I am looking at the stopping theorem in my script:

Let $(X_n)_{n\in\mathbb{N}}$ be a martingale and let $T$ be a stopping time. Then $(X_{\min(n,T)})_{n\in\mathbb{N}}$ is also a martingale. In particular if $T$ is bounded, then $X_T\in L^1$ and we have that $\mathbb{E}(X_T) = \mathbb{E}(X_0)$.

Then after this there is an example that aims to point out that the hypothesis that $T$ is bounded is crucial. They consider the random walk $X_n = Y_1+\cdots+Y_n$ starting at zero with $Y$'s having the Rademacher distribution (which is a martingale). Now if $T = \inf\{n\geq0:X_n=1\}<\infty$ then we would have $1=\mathbb{E}(X_T)\neq\mathbb{E}(X_0)=0$. But $T$ is not bounded and hence there is no contradiction with the theorem.

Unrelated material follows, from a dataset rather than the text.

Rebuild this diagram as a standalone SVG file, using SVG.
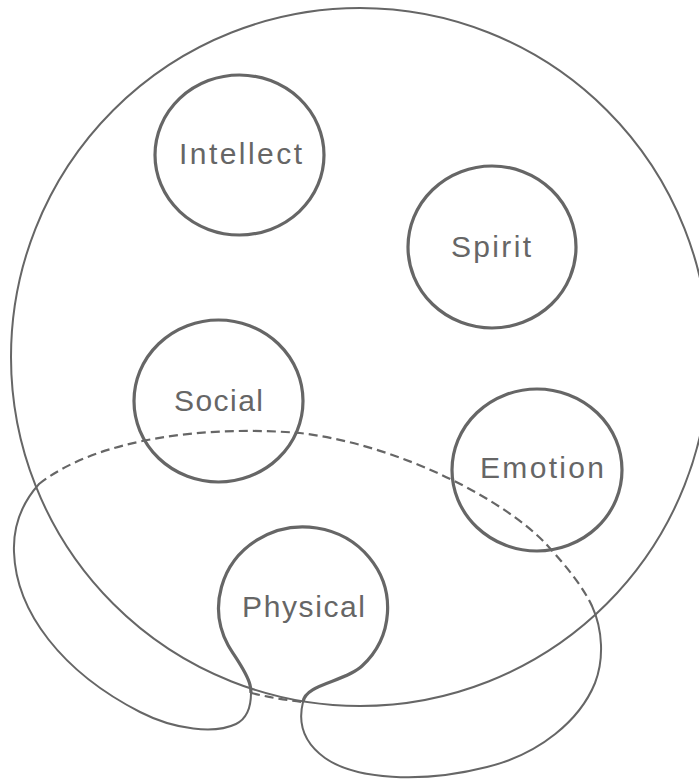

My question: How does one see that $T=\inf\{n\geq0:X_n=1\}$ is not bounded?

Answer 1

For any $n \in \mathbb{N}$ we have

$$\mathbb{P}(X_k \leq 0 \, \, \text{for all $k \leq n$}) \geq \mathbb{P}(Y_1 = \ldots = Y_k = -1) = \frac{1}{2^n} ;$$

since

$$\{X_k \leq 0 \, \, \text{for all $k \leq n$}\} \subseteq \{T>n\}$$

this implies

$$\mathbb{P}(T>n) \geq \mathbb{P}(X_k \leq 0 \, \, \text{for all $k \leq n$}) \geq \frac{1}{2^n}>0.$$

As $n \in \mathbb{N}$ is arbitrary, this proves that $T$ is unbounded.

Answer 2

Proof by contradiction.

Suppose $T$ is bounded. Then there exists some finite $k$ such that $P(T \leq k)=1$.

But consider that $P(Y_1=Y_2=\dots=Y_k=Y_{k+1}=-1)=\frac{1}{2^{k+1}}$.

Therefore we see $P(T \leq k)=1-P(T>k)< 1-\frac{1}{2^{k+1}}<1 \Rightarrow P(T\leq k)\neq1\Rightarrow T$ is not bounded.

Answer 3

In my very first MSE answer, I show that $\mathbb{P}(T\geq 2t)={2t\choose t}\left({1\over 2}\right)^{2t}.$ Since this probability is positive for every positive $t$, the random variable $T$ is not bounded. There is at least a tiny chance that $T$ takes very large values.